Variable refractory lithophile element compositions of planetary building blocks: insights from components of enstatite chondrites

Takashi Yoshizaki, Richard D. Ash, Marc D. Lipella, Tetsuya Yokoyama, William F. McDonough

Geochimica et Cosmochimica Acta
Available online 8 June 2021



• Refractory lithophile elements (RLE) are fractionated in chondrules from highly reduced enstatite chondrites (EC)
• Nominally lithophile elements (e.g., Ti, Nb, REE) are moderately chalcophile in EC
• A separation of sulfides from silicates before/during EC chondrule formation under reducing conditions led to their fractionated RLE composition
• The EC-dominated Earth models require RLE release from highly reduced sulfides to silicate mantle or condensation of the Earth’s building blocks before a sulfide precipitation
• The silicate Earth lacks a Ti depletion and has an apparent Nb depletion, which might be accounted for the latter’s incorporation into the Earth’s core.”
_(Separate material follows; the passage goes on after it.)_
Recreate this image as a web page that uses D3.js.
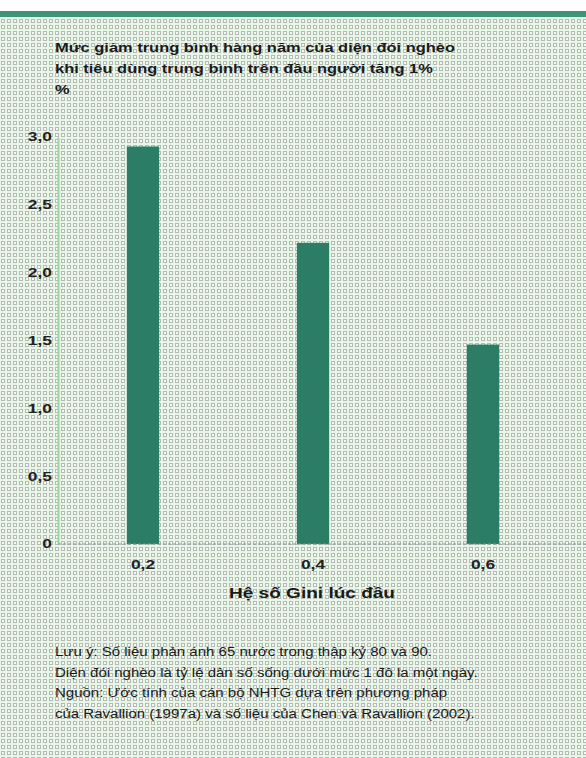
<!DOCTYPE html>
<html>
<head>
<meta charset="utf-8">
<script src="https://cdn.jsdelivr.net/npm/d3@7"></script>
<style>
  body { margin: 0; background: #fff; }
  svg { display: block; font-family: "Liberation Sans", Arial, sans-serif; }
</style>
</head>
<body>
<div id="root"></div>
<script>
const width = 586;
const height = 758;

// Data

const categories = ['0,2', '0,4', '0,6'];
const values = [2.93, 2.22, 1.47];
const yTicks = [0, 0.5, 1, 1.5, 2, 2.5, 3];

const titleLines = [
  'Mức giảm trung bình hàng năm của diện đói nghèo',
  'khi tiêu dùng trung bình trên đầu người tăng 1%',
  '%',
];
const xTitle = 'Hệ số Gini lúc đầu';
const notes = [
  'Lưu ý: Số liệu phản ánh 65 nước trong thập kỷ 80 và 90.',
  'Diện đói nghèo là tỷ lệ dân số sống dưới mức 1 đô la một ngày.',
  'Nguồn: Ước tính của cán bộ NHTG dựa trên phương pháp',
  'của Ravallion (1997a) và số liệu của Chen và Ravallion (2002).',
];

// Stretch text horizontally (the original type is wide)
function stretch(sel, factor) {
  sel.each(function () {
    const w = this.getComputedTextLength();
    d3.select(this)
      .attr('textLength', w * factor)
      .attr('lengthAdjust', 'spacingAndGlyphs');
  });
}

// Canvas

const svg = d3
  .select('#root')
  .append('svg')
  .attr('width', width)
  .attr('height', height);

// Dotted background pattern

const defs = svg.append('defs');
const bg = defs
  .append('pattern')
  .attr('id', 'dots')
  .attr('width', 6)
  .attr('height', 6)
  .attr('patternUnits', 'userSpaceOnUse');
bg.append('rect').attr('width', 6).attr('height', 6).attr('fill', '#e6f7e6');
bg.append('rect')
  .attr('x', 1.5)
  .attr('y', 1.5)
  .attr('width', 3)
  .attr('height', 3)
  .attr('fill', '#f4faf4')
  .attr('stroke', '#b8b8b8')
  .attr('stroke-width', 1);

svg
  .append('rect')
  .attr('y', 17)
  .attr('width', width)
  .attr('height', height - 17)
  .attr('fill', 'url(#dots)');

// Top band
svg
  .append('rect')
  .attr('y', 11)
  .attr('width', width)
  .attr('height', 6)
  .attr('fill', '#3f9377');

// Title

const title = svg
  .append('g')
  .selectAll('text')
  .data(titleLines)
  .join('text')
  .attr('x', 55)
  .attr('y', (d, i) => 52 + 21 * i)
  .attr('font-size', 13)
  .attr('font-weight', 'bold')
  .attr('fill', '#1a1a1a')
  .text((d) => d);
stretch(title, 400 / title.node().getComputedTextLength());

// Scales

const x = d3.scaleBand().domain(categories).range([58, 568]).paddingInner(0.81).paddingOuter(0.405);
const y = d3.scaleLinear().domain([0, 3]).range([544, 137]);

// Bars

svg
  .append('g')
  .selectAll('rect')
  .data(values)
  .join('rect')
  .attr('x', (d, i) => x(categories[i]))
  .attr('y', (d) => y(d))
  .attr('width', x.bandwidth())
  .attr('height', (d) => y(0) - y(d))
  .attr('fill', '#2b7d66');

// Y axis

const yAxis = svg
  .append('g')
  .attr('transform', 'translate(58,0)')
  .call(
    d3
      .axisLeft(y)
      .tickValues(yTicks)
      .tickSize(0)
      .tickPadding(6)
      .tickFormat((d) => (d === 0 ? '0' : d3.format('.1f')(d).replace('.', ',')))
  );
yAxis.select('.domain').attr('stroke', '#9fd3a8').attr('stroke-width', 2);
yAxis
  .selectAll('text')
  .attr('font-size', 12)
  .attr('font-weight', 'bold')
  .attr('fill', '#222')
  .attr('font-family', '"Liberation Sans", Arial, sans-serif')
  .call(stretch, 1.45);

// X axis

const xAxis = svg
  .append('g')
  .attr('transform', 'translate(0,544)')
  .call(d3.axisBottom(x).tickSize(0).tickPadding(16));
xAxis.select('.domain').remove();
xAxis
  .selectAll('text')
  .attr('font-size', 12)
  .attr('font-weight', 'bold')
  .attr('fill', '#222')
  .attr('font-family', '"Liberation Sans", Arial, sans-serif')
  .call(stretch, 1.45);

svg
  .append('line')
  .attr('x1', 58)
  .attr('x2', width)
  .attr('y1', 544)
  .attr('y2', 544)
  .attr('stroke', '#8a8fa0')
  .attr('stroke-dasharray', '3,2');

const xt = svg
  .append('text')
  .attr('x', 312)
  .attr('y', 598)
  .attr('text-anchor', 'middle')
  .attr('font-size', 14)
  .attr('font-weight', 'bold')
  .attr('fill', '#1a1a1a')
  .text(xTitle);
stretch(xt, 166 / xt.node().getComputedTextLength());

// Notes

const note = svg
  .append('g')
  .selectAll('text')
  .data(notes)
  .join('text')
  .attr('x', 55)
  .attr('y', (d, i) => 656 + 20.7 * i)
  .attr('font-size', 12.5)
  .attr('fill', '#1a1a1a')
  .text((d) => d);
stretch(note, 377 / note.node().getComputedTextLength());
</script>
</body>
</html>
“Chondrites are sediments of materials left over from the earliest stage of the solar system history. Based on their undifferentiated nature and less fractionated chemical compositions, chondrites are widely considered to represent the unprocessed building blocks of the terrestrial planets and their embryos. Models of chemical composition of the terrestrial planets generally find chondritic relative abundances of refractory lithophile elements (RLE) in the bulk bodies (”constant RLE ratio rule”), based on limited variations of RLE ratios among chondritic meteorites and the solar photosphere. Here, we show that ratios of RLE, such as Nb/Ta, Zr/Hf, Sm/Nd and Al/Ti, are fractionated from the solar value in chondrules from enstatite chondrites (EC). The fractionated RLE ratios of individual EC chondrules document different chalcophile affinities of RLE under highly reducing environments and a separation of RLE-bearing sulfides from silicates before and/or during chondrule formation. In contrast, the bulk EC have solar-like RLE ratios, indicating that a physical sorting of silicates and sulfides was negligible before and during the accretion of EC parent bodies. Likewise, if the Earth’s accretion was dominated by EC-like materials, as supported by multiple isotope systematics, physical sorting of silicates and sulfides in the accretionary disk did not occur. Alternatively, the Earth’s precursors were high-temperature nebular condensates that formed prior to the precipitation of RLE-bearing sulfides. A lack of Ti depletion in the bulk silicate Earth, combined with similar silicate-sulfide and rutile-melt partitioning behaviors of Nb and Ti, prefers a moderately siderophile behavior of Nb as the origin of the accessible Earth’s Nb depletion. Highly reduced planets that have experienced selective removal or accretion of silicates or metal/sulfide phases, such as Mercury, possibly yield fractionated, non-solar bulk RLE ratios.”